--- WHAT IS NEEDED ---
Quote, please, the line with "Output the web", the line with "var startData = startX.map(function", and every line between them, exactly and with nothing else.
--- BEGIN RAW RECORDS ---
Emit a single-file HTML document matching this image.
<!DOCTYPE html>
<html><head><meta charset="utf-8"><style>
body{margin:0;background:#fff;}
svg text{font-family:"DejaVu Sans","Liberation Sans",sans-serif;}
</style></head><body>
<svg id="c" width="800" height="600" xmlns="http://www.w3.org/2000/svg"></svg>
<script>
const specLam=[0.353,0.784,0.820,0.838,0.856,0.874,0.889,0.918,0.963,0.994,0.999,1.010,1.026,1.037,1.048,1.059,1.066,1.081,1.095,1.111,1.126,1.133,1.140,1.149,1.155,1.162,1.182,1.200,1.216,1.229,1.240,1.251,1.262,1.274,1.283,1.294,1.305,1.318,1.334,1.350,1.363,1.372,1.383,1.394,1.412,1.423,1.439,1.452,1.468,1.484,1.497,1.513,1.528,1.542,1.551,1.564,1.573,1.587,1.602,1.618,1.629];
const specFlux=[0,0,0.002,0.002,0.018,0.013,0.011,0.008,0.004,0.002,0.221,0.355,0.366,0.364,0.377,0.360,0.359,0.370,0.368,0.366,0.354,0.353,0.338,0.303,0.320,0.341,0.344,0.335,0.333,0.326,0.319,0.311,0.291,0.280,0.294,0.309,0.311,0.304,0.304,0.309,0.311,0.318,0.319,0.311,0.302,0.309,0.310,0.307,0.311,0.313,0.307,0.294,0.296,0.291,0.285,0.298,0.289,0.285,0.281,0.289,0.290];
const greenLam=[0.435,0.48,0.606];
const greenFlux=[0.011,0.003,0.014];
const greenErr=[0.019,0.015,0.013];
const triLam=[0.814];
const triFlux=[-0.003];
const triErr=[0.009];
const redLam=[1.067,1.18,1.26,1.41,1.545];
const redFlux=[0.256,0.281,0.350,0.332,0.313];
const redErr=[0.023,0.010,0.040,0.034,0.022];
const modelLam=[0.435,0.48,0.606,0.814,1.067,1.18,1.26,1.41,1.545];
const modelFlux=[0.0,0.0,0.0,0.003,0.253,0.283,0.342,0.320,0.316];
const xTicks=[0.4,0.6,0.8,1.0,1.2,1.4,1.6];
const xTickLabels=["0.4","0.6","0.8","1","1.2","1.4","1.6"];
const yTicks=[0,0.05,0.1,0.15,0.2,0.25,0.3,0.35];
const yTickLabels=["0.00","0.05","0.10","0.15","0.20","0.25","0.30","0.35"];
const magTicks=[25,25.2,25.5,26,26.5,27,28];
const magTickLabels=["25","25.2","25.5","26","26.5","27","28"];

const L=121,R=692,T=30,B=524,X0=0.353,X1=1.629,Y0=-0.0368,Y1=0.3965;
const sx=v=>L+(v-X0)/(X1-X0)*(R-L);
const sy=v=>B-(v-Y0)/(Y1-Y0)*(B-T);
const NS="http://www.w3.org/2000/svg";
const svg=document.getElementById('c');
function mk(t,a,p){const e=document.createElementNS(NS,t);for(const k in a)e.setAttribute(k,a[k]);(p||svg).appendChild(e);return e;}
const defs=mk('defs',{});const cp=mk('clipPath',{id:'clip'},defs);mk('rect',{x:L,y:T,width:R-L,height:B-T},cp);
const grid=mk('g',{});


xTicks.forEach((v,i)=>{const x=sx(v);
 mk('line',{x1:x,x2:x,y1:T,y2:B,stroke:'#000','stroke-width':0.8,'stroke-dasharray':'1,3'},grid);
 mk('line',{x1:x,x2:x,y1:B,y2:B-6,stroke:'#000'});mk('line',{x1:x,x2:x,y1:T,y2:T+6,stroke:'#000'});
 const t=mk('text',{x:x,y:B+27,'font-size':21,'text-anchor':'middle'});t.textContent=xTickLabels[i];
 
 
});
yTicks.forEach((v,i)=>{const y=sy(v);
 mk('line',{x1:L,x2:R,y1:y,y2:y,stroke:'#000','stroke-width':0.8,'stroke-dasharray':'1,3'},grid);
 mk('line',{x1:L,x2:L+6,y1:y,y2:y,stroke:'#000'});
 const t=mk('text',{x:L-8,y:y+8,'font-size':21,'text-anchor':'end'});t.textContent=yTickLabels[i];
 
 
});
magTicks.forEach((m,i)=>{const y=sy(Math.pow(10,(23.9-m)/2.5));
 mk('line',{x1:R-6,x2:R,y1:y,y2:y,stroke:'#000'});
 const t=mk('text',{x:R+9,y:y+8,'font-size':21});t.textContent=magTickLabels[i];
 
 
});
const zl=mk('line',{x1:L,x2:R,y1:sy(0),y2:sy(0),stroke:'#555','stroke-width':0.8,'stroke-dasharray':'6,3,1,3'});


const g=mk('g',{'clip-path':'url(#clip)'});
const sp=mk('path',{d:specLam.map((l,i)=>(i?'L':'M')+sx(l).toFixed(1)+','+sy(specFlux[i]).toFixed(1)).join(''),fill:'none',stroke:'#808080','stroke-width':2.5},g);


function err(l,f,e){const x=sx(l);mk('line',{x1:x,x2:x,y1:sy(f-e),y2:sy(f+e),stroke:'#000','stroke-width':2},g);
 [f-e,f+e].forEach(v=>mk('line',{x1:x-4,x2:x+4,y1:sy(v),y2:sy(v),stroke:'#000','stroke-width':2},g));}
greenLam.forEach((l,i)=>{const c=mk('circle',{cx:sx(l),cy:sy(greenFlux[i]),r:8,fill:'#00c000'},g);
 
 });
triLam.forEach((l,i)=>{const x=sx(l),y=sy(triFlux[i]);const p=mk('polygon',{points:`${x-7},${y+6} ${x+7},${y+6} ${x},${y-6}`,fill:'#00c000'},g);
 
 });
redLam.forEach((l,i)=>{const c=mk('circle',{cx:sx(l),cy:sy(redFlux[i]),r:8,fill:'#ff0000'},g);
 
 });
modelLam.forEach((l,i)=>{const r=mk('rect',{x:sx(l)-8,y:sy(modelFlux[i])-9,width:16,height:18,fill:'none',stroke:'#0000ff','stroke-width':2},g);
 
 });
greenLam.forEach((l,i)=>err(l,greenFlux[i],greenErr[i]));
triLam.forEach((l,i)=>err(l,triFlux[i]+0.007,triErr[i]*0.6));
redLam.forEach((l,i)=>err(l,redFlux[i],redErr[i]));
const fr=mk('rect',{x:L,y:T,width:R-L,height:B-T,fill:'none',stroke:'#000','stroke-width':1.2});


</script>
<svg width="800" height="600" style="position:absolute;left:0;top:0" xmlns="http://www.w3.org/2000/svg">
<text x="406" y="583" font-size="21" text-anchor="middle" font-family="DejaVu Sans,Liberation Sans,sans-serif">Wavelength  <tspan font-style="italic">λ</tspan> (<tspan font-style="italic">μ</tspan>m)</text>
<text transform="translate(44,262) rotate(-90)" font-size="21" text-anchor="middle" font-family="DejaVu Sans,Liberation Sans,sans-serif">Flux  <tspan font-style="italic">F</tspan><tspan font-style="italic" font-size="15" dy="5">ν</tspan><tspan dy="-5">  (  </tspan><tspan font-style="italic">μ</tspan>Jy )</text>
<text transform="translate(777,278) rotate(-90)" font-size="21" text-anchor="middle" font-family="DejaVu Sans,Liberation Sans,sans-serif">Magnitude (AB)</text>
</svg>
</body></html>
--- END RAW RECORDS ---
--- BEGIN RAW RECORDS ---
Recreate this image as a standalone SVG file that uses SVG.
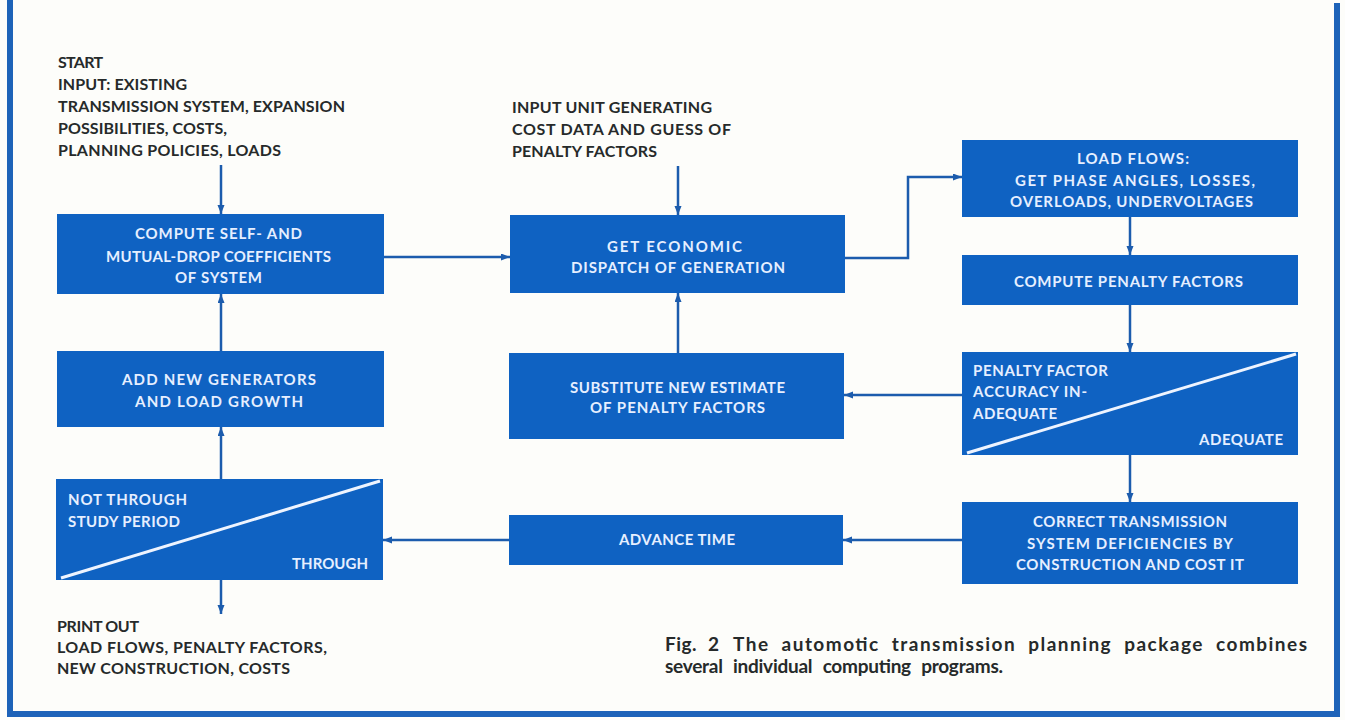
--- END RAW RECORDS ---
--- BEGIN RAW RECORDS ---
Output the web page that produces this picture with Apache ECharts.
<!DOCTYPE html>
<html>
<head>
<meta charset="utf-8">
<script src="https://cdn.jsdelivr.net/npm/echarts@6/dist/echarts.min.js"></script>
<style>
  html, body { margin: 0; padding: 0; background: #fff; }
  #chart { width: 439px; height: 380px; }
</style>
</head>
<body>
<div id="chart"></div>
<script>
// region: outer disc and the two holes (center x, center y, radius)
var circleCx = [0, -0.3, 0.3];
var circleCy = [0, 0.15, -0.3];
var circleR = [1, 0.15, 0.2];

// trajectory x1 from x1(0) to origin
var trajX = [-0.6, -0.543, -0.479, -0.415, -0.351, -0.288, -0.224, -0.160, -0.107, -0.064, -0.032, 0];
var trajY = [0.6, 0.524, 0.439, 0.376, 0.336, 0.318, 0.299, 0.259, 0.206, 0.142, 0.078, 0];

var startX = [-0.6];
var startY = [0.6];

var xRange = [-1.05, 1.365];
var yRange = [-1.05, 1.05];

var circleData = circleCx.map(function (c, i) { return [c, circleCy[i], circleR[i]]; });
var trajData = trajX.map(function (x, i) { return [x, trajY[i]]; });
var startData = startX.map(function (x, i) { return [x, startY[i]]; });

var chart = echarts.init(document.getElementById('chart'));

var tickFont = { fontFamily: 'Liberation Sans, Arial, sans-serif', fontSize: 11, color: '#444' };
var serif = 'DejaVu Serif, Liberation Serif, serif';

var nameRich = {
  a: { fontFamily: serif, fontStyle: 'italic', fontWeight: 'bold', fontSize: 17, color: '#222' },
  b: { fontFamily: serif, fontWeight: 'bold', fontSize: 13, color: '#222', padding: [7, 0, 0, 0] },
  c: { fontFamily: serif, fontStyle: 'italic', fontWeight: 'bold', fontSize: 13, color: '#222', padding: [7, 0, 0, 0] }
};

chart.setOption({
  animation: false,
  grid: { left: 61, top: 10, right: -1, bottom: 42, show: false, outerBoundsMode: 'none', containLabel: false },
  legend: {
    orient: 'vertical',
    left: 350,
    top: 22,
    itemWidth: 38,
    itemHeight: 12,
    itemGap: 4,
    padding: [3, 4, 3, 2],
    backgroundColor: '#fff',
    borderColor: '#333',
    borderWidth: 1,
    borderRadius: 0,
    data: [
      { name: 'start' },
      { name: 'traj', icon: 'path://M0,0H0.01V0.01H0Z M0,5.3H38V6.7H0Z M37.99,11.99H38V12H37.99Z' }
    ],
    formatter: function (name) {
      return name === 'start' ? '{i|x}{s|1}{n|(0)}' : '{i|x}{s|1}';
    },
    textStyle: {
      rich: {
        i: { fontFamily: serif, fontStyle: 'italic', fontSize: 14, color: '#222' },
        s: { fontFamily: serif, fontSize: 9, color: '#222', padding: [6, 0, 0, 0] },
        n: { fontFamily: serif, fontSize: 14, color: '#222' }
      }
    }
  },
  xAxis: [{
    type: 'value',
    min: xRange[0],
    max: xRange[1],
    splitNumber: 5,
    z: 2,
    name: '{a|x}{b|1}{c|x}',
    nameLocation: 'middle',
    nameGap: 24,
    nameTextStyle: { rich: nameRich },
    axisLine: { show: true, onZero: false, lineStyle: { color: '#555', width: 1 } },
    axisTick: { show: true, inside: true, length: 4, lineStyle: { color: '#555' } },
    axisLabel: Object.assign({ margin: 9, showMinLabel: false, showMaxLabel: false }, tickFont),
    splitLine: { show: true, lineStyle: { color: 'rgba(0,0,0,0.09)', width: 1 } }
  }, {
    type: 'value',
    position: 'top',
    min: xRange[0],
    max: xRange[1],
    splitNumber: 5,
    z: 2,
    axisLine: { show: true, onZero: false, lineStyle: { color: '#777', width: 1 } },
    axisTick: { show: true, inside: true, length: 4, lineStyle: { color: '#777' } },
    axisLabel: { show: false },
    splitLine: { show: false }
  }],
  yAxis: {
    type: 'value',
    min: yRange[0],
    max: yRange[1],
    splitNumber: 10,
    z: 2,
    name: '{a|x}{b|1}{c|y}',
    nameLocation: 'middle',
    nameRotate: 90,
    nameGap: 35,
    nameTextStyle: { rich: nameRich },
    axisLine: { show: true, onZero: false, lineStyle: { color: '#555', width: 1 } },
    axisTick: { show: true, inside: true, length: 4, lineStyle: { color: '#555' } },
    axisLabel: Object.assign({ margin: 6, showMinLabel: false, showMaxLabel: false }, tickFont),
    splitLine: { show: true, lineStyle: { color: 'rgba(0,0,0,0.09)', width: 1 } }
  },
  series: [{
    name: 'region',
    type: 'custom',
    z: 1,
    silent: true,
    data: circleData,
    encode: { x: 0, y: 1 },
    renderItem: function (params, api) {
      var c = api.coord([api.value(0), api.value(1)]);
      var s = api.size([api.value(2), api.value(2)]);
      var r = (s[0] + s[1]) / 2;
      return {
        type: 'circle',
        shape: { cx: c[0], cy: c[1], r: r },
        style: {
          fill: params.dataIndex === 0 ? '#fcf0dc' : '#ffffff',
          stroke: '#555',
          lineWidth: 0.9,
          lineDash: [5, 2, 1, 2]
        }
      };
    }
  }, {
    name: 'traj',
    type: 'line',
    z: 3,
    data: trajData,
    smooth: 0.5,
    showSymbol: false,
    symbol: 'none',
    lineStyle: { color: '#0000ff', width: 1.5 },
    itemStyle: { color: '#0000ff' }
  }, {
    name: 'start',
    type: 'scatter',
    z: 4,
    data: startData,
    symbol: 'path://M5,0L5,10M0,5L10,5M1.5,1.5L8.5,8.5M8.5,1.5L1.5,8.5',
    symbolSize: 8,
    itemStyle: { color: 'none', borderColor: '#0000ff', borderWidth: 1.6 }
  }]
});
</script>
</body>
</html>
--- END RAW RECORDS ---
--- FINISHED EXERCISE ---
Output the web page that produces this picture with Apache ECharts.
<!DOCTYPE html>
<html>
<head>
<meta charset="utf-8">
<script src="https://cdn.jsdelivr.net/npm/echarts@6/dist/echarts.min.js"></script>
<style>
  html, body { margin: 0; padding: 0; background: #fff; }
  #chart { width: 439px; height: 380px; }
</style>
</head>
<body>
<div id="chart"></div>
<script>
// region: outer disc and the two holes (center x, center y, radius)
var circleCx = [0, -0.3, 0.3];
var circleCy = [0, 0.15, -0.3];
var circleR = [1, 0.15, 0.2];

// trajectory x1 from x1(0) to origin
var trajX = [-0.6, -0.543, -0.479, -0.415, -0.351, -0.288, -0.224, -0.160, -0.107, -0.064, -0.032, 0];
var trajY = [0.6, 0.524, 0.439, 0.376, 0.336, 0.318, 0.299, 0.259, 0.206, 0.142, 0.078, 0];

var startX = [-0.6];
var startY = [0.6];

var xRange = [-1.05, 1.365];
var yRange = [-1.05, 1.05];

var circleData = circleCx.map(function (c, i) { return [c, circleCy[i], circleR[i]]; });
var trajData = trajX.map(function (x, i) { return [x, trajY[i]]; });
var startData = startX.map(function (x, i) { return [x, startY[i]]; });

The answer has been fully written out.